Tuesday, November 29, 2011
This is me about the age of 3. Yes, I was born a blond. Good thing nature has a way of correcting itself. I was a quiet, timid kid who would do somersaults in the living room to entertain anyone who would watch. Some things nature can't correct. This is who I am. Although I stopped somersaulting in the living room a few years back now, I'm still the same goofy kid who wants to make you laugh, at my expense.

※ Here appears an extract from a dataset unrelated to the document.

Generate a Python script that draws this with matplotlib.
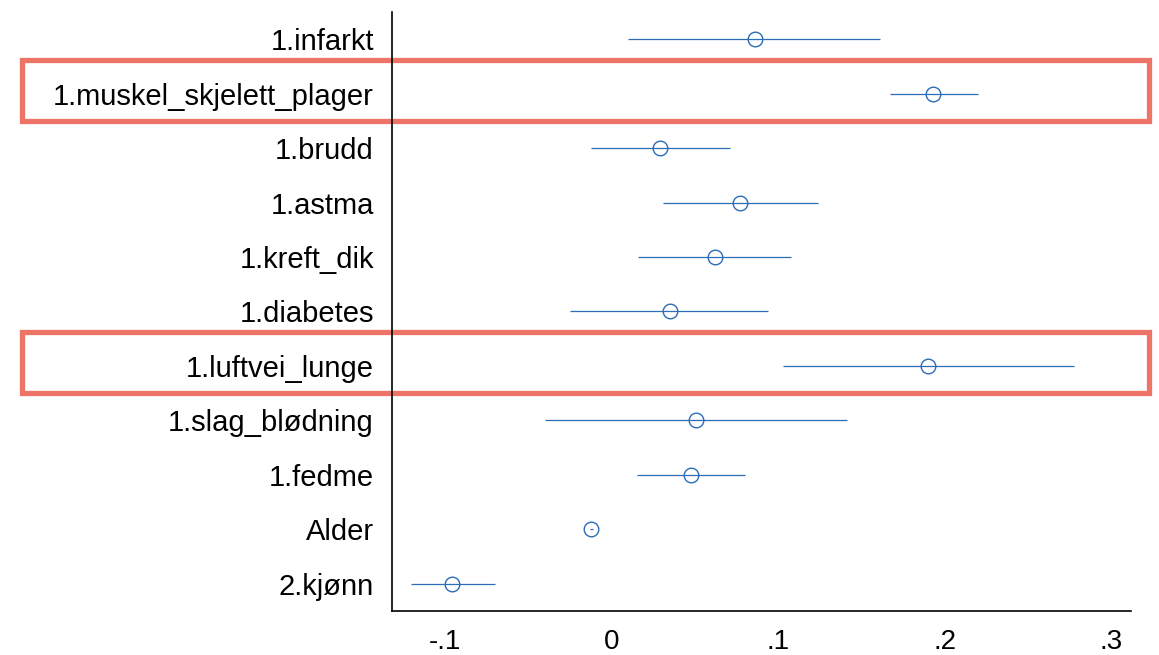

When I was about 5, I was in the backseat of the car with my sister. My mom was driving on Niagara Falls Boulevard when I leaned up against the car door, which wasn't shut properly. I tumbled out of the station wagon and landed on the hard asphalt in the middle of a busy thoroughfare. Obviously, this was in the days before seat belt laws. I picked myself up and starting running after the car. The one that wasn't stopping for me. My mom did have 5 other kids, but I'm pretty sure she wasn't trying to ditch me. Finally, my sister was able to convince her that I did indeed just fall out of a moving vehicle. She pulled into the mall parking lot and that was one of the few times I ever saw her cry. Miraculously, I was perfectly fine, except for my scraped up knees.
I’ve always been a tomboy and that was just the beginning of lots of scrapes and bruises to come. I loved being outside, riding my bike, skating, making worm farms, playing catch with my brothers and adventuring out past the perimeters safety. But even with my carefree ways, I always felt like a square peg trying to fit into a round hole. Because, I was also an extremely sensitive, self conscious kid. A total people pleaser.
But, I didn’t know how to make myself happy because I was always concerned about what everyone else thought. Or telling myself if they knew the real me, they probably wouldn’t like me. So, I also spent my days trying to shave off my square edges to conform to that round hole. Edges, you see, hurt people and caused conflict. Neither one appealed to me. No, it was my goal to make the world live in peace and harmony like a coke commercial. Cause I'm also a perfectionist. And an idealist too.
My twenties were spent in college and grad school, volunteering, working part-time jobs and full-time jobs and eventually becoming a professional in the social work field. Where I could do my do gooding. I was newly married, super busy and making a difference in the world. I didn't know it at the time, but I was still shaving the edges off to try to fit that elusive hole. I was so busy then, I didn't even know there was a hole to fill.
Then, in my thirties I became a mother to four amazing kids. I gladly gave up my career, because I wanted to be a mom more than anything. Days were spent changing diapers, playing at the park, reading stories, picking up little bits of play dough from every surface and watching them grow. This, no doubt, is the best, most challenging thing I have ever done. Even so, there's still a hole. Only now, I'm starting to see it, in all its roundness. And here’s me in all my squareness. And I realize that I didn’t know who I was because I shaved off so much of myself over the years.
To make things peaceful.
To give people what I think they want from me.
To not hurt anyone.
To make a difference.
To be perfect...
And in the process, I’ve whittled myself away.
Now, I'm 42. Looking back I can see it all so clearly now. What the f*&k have I been doing? I have shaved off some of the most important parts. The ones that may sting. The imperfect ones. The ones that make me, me. The ones that make me happy and fulfilled. You see all these years I felt like I was chasing that car in the middle of the boulevard and no matter how fast I ran, I just couldn't catch it.
And you know what? I'm tired! So, I'm done running after the car. Oh, I still want to get in that car. Don't get me wrong. But now, I might skip, dance, long jump, skate or saunter my way to it. What's the worst that can happen? I get bruised knees? I've already got 'em. Plus, now that I'm in my forties, my skin doesn't turn over as fast. So, it's a little thicker.
Wait. What the hell am I doing? You know what? I have my own damn car in the garage. And it's a sweet orange 1969 convertible Kharmann Ghia, my mid-life crisis car. Now why the hell would I want chase any other car?
I am square. The world is round. But at least I'm not a blond.